Topics on this page
Assessing The Security Posture Of An Existing Cloud Project For The First Time
Relevant users
User Role | Can Access |
---|---|
Technical Team member | |
DevOps Team member | |
Security Analyst | |
Security Engineer | |
Compliance Manager | |
Project Manager | |
Security Team Management | |
Consultant |
Example
- My company recently became responsible for an existing cloud project, I want to ensure that it is secure and best practice compliant.
- Our AWS project has grown to a size that makes it difficult to ensure its security posture manually hence I want a more scalable solution.
Cloud Conformity Solution
Part 1 - Creating a report to assess your current security posture
Part 2 - Creating a remediation plan based on your report
Before you start
Prioritize the account or group of accounts to assess, for example, a production account.
Part 1 - Creating a report to assess your current security posture
Step 1. Select the account or group of accounts to assess your security posture and generate an All checks report.

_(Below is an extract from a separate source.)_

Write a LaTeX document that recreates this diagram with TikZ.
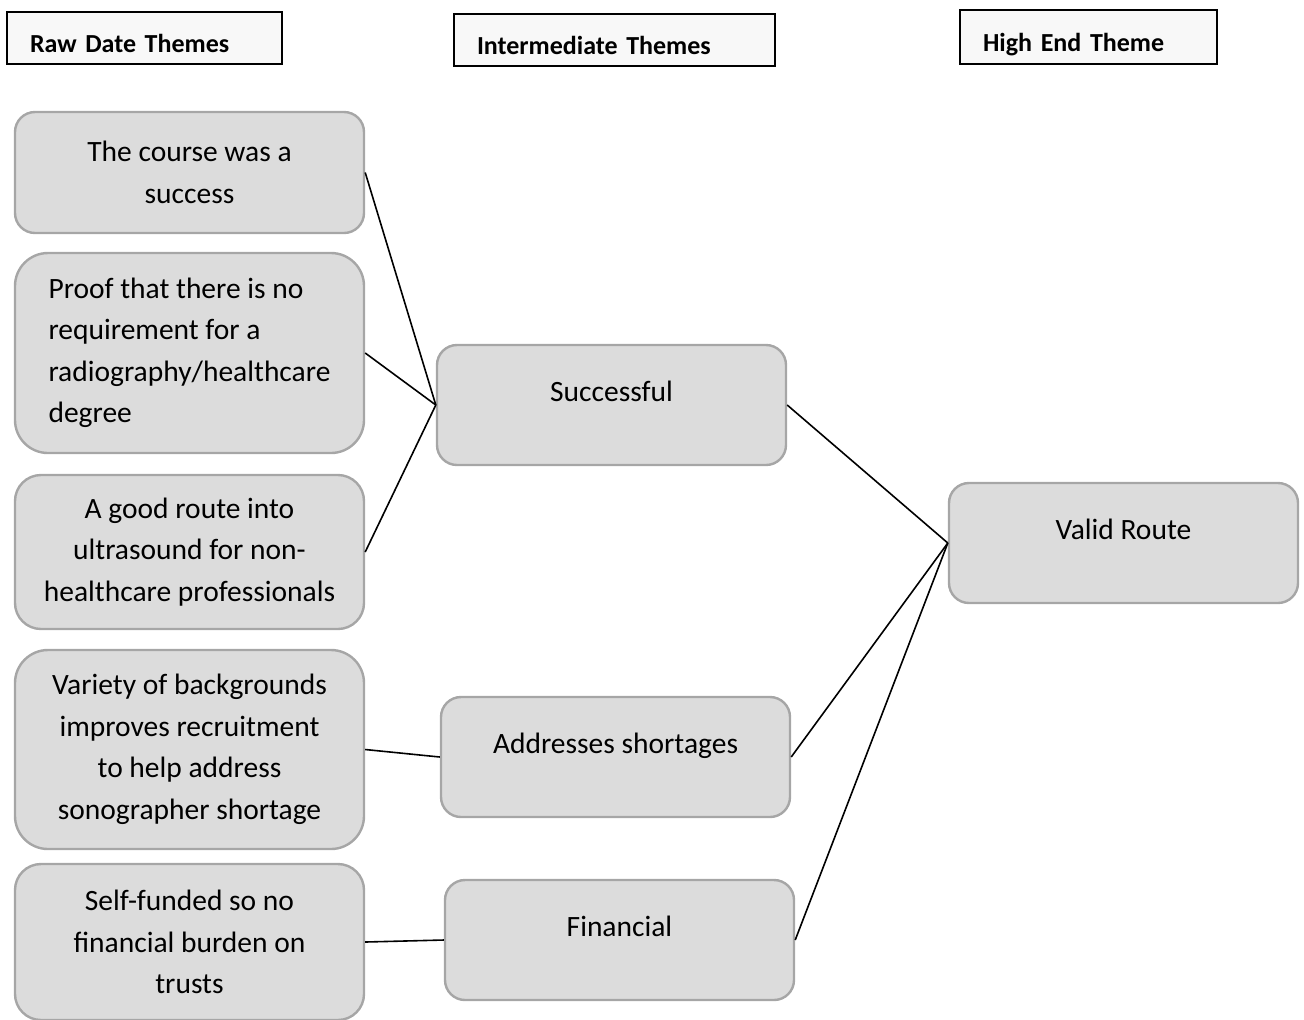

Step 2. Filter the 'All Checks' report by failed checks.
Step 3. Create a report by filtering failed checks further to narrow down results based on your organization's priority, for example, you can filter by Well-Architected Framework category, resource tags, resource titles, and risk level or severity of failed checks.
For example, applying the following filters will result in a basic security report, which is easier to focus and remediate as compared to multiple failures at once.
- Category > Security
- Tags > "public"
- Standards and Frameworks > AWS Well-Architected Framework
Optional: generate and download a PDF or CSV failed checks report to share with your stakeholders.
Part 2 - Creating a remediation plan based on your report
Step 1. Analyze the report to estimate the effort and availability of team members to resolve failures for different rules.
Step 2. Divide failures into different groups for prioritization.
For example, when grouping failures, you can prioritize the lowest effort rules, the highest severity rules, and rules by a particular service or category. This will help you segregate and resolve failures based on your priorities.
We recommend prioritizing high impact services, EC2, RDS, S3, IAM, VPC, and Load Balancers and then continue on to other Extreme or Very High failed checks.
Example remediation scenario:
- The first security scan for an AWS project resulted in 23,732 checks.
- Based on our organization's priority and risk acceptance policy, we want to resolve security issues first that pose a high risk to our security posture.
- We applied the following filters to generate a report on security risks :
- AWS Well-Architected Framework Category - 'Security'
- AWS Service - 'S3'
- The risk level of the failed checks - 'Extreme' and 'Very high'
- Applying filters displayed results for the 20 Security failed checks that needed immediate attention being at Extreme and High Risk.
- Enabling S3 bucket default encryption resolved 13 of the 20 failed checks and completely resolved the Extreme level findings.
- We used an incremental approach by rotating remediation focus between services. This will help improve the organization's compliance score shortly as we focus on resolving the highest severity failures first.
Step 3. Use filters to generate reports for each group of failures and share them with your team members. Each member can follow remediation steps for each rule failure sent as a part of the report.
Optional: You can create a recurring report to keep stakeholders updated with the effort and progress.
Use communications channels, for example, Slack, Jira, SMS, and Microsoft Teams to notify failures to relevant team members in your organization.